You served as president of the Alliance for Women Film Composers for two years, and remain on the board. What did you do in that role and why is that work so important?

The Alliance has been in existence from 2014. There were just 10 of us at the first meeting. A study had just come out that found that women scored 2% of the top 250 top grossing films. All of us had been working in our studios and having successful careers and we just thought, ‘how can this be’?

So, it was thought that having a directory where women could sign up and show their credits might be a way to get women in one place, so if someone was looking for a composer they could look there. None of us thought of ourselves as ‘women composers’, we are just composers. But there is this disparity and we wanted to change that.

Tell us about your tech set up? We understand you’ve been using Steinberg’s Cubase from as far back as the ‘90s?

I’ve been using it for so long I think of it as an extension of me. It’s like I download my brain into it! It’s a very intuitive programme. I love the tempo mapping feature, where I can just edit what I do together and then tempo map it. That makes the music breathe more.

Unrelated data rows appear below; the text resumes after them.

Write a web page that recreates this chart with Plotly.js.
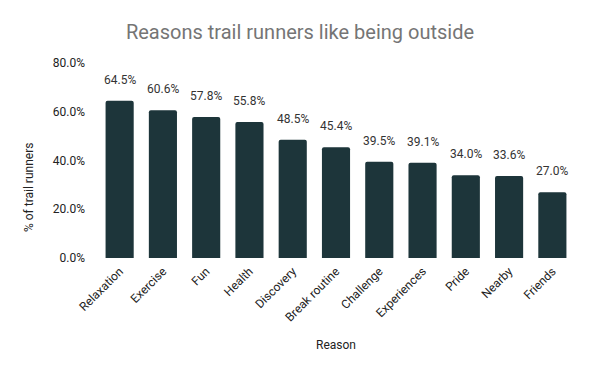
<!DOCTYPE html>
<html><head><meta charset="utf-8">
<script src="https://cdn.plot.ly/plotly-3.0.1.min.js"></script>
<style>html,body{margin:0;padding:0;background:#fff}#chart{width:600px;height:371px}</style>
</head><body><div id="chart"></div>
<script>
const reasons = ["Relaxation","Exercise","Fun","Health","Discovery","Break routine","Challenge","Experiences","Pride","Nearby","Friends"];
const percents = [64.5,60.6,57.8,55.8,48.5,45.4,39.5,39.1,34.0,33.6,27.0];
const yTicks = [0,20,40,60,80];

const barColor = "#1d353a";
const font = "Roboto, sans-serif";

const annotations = reasons.map((r,i)=>({
  x: r, y: percents[i], xref:"x", yref:"y",
  text: percents[i].toFixed(1) + "%",
  showarrow:false, yanchor:"bottom", yshift:12,
  font:{family:font,size:12,color:"#333333"}
}));
annotations.push({
  text:"% of trail runners", xref:"paper", yref:"paper", x:-0.145, y:0.364,
  xanchor:"center", yanchor:"middle", textangle:-90, showarrow:false,
  font:{family:font,size:12,color:"#222"}
});

Plotly.newPlot("chart",[{
  type:"bar", x:reasons, y:percents,
  marker:{color:barColor, cornerradius:2},
  hoverinfo:"none"
}],{
  width:600,height:371,
  margin:{l:98,r:26,t:63,b:113},
  paper_bgcolor:"#fff",plot_bgcolor:"#fff",
  bargap:0.35,
  showlegend:false,
  title:{text:"Reasons trail runners like being outside",x:0.5,xanchor:"center",y:0.915,yanchor:"middle",
    font:{family:font,size:20,color:"#757575"}},
  xaxis:{tickangle:-45,tickfont:{family:font,size:12,color:"#222"},showgrid:false,zeroline:false,showline:false,ticks:"",
    ticklabelstandoff:3,
    title:{text:"Reason",font:{family:font,size:12,color:"#222"},standoff:17}},
  yaxis:{range:[0,80],tickvals:yTicks,ticktext:yTicks.map(v=>v.toFixed(1)+"%"),showgrid:false,zeroline:false,showline:false,ticks:"",
    tickfont:{family:font,size:12,color:"#222"},ticklabelstandoff:12},
  annotations:annotations
},{staticPlot:true});
</script></body></html>
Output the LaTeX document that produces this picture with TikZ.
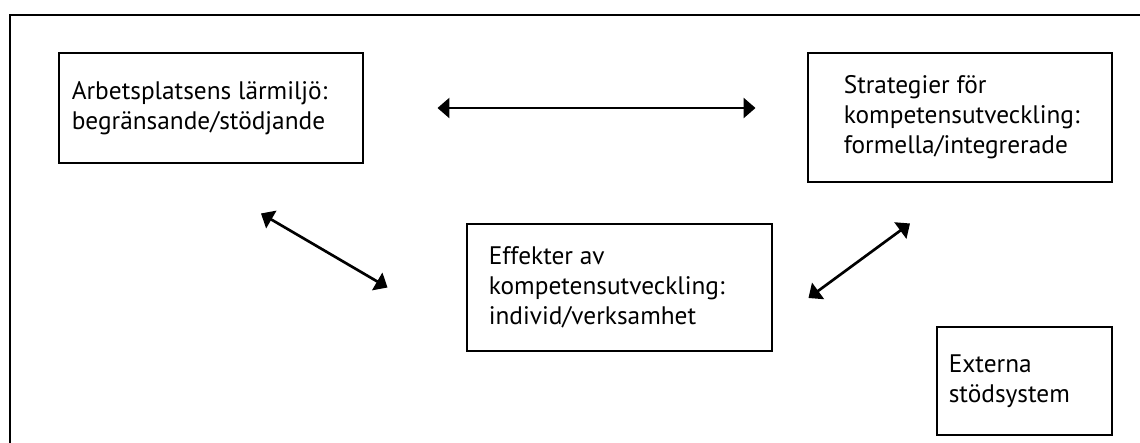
\documentclass[tikz,border=0pt]{standalone}
\usepackage{fontspec}
\setmainfont{PT Sans}
\usetikzlibrary{arrows.meta}

\begin{document}
\begin{tikzpicture}[x=0.75pt,y=-0.75pt,>={Triangle[length=9pt,width=15pt]},
                box/.style={draw,line width=2.2pt,inner sep=0pt},
                txt/.style={align=left,inner sep=0pt,font=\fontsize{19}{22.5}\selectfont},
                link/.style={<->,line width=2pt}]
                \useasboundingbox (0,0) rectangle (1140,443);
                \clip (0,0) rectangle (1140,443);
                \draw[line width=2.2pt] (10,470) -- (10,15) -- (1170,15);

                \node[box,minimum width=228pt,minimum height=82.5pt,
                    label={[txt,anchor=west,xshift=10.5pt]west:{Arbetsplatsens lärmiljö:\\begränsande/stödjande}}] (arb) at (211,108) {};
                \node[box,minimum width=228pt,minimum height=96.75pt,
                    label={[txt,anchor=west,xshift=27.75pt]west:{Strategier för\\kompetensutveckling:\\formella/integrerade}}] (strat) at (960,117.5) {};
                \node[box,minimum width=228.75pt,minimum height=95.25pt,
                    label={[txt,anchor=west,xshift=17.25pt]west:{Effekter av\\kompetensutveckling:\\individ/verksamhet}}] (eff) at (619.5,287.5) {};
                \node[box,minimum width=131.25pt,minimum height=81pt,
                    label={[txt,anchor=west,xshift=9.75pt]west:{Externa\\stödsystem}}] (ext) at (1024.5,381) {};

                \draw[link] ([shift={(73,0)}]arb.east) -- ([shift={(-51,0)}]arb.east -| strat.west);
                \draw[link] ([shift={(50,49)}]arb.south) -- ([shift={(-78,0)}]eff.west);
                \draw[link] ([shift={(35,10.5)}]eff.east) -- ([shift={(-50,40)}]strat.south);
            \end{tikzpicture}
\end{document}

Often, I will just put it in record and play on the piano and cut those together. That’s my basic workflow. Being able to record MIDI performances after you’ve played them is also really fantastic. I also love how Cubase sounds and I feel like it’s really developed into a very stable and mature programme.

One of the many things I love about it is the Render In Place feature, because rather than having to load up and figure out what sound palette I’m going to use, everything is loaded up as instrument tracks and then they are disabled and hidden, and then I can just search for them and put a palette together.

I’ve never used another DAW. I love the way it sounds; it has an air or a breath to it, and when putting organic instruments in it I feel like it really captures the essence of them.

There are so many cool things you can do with it, but the sound of it and the intuitive workflow are my favourite things. It allows you to do the impossible.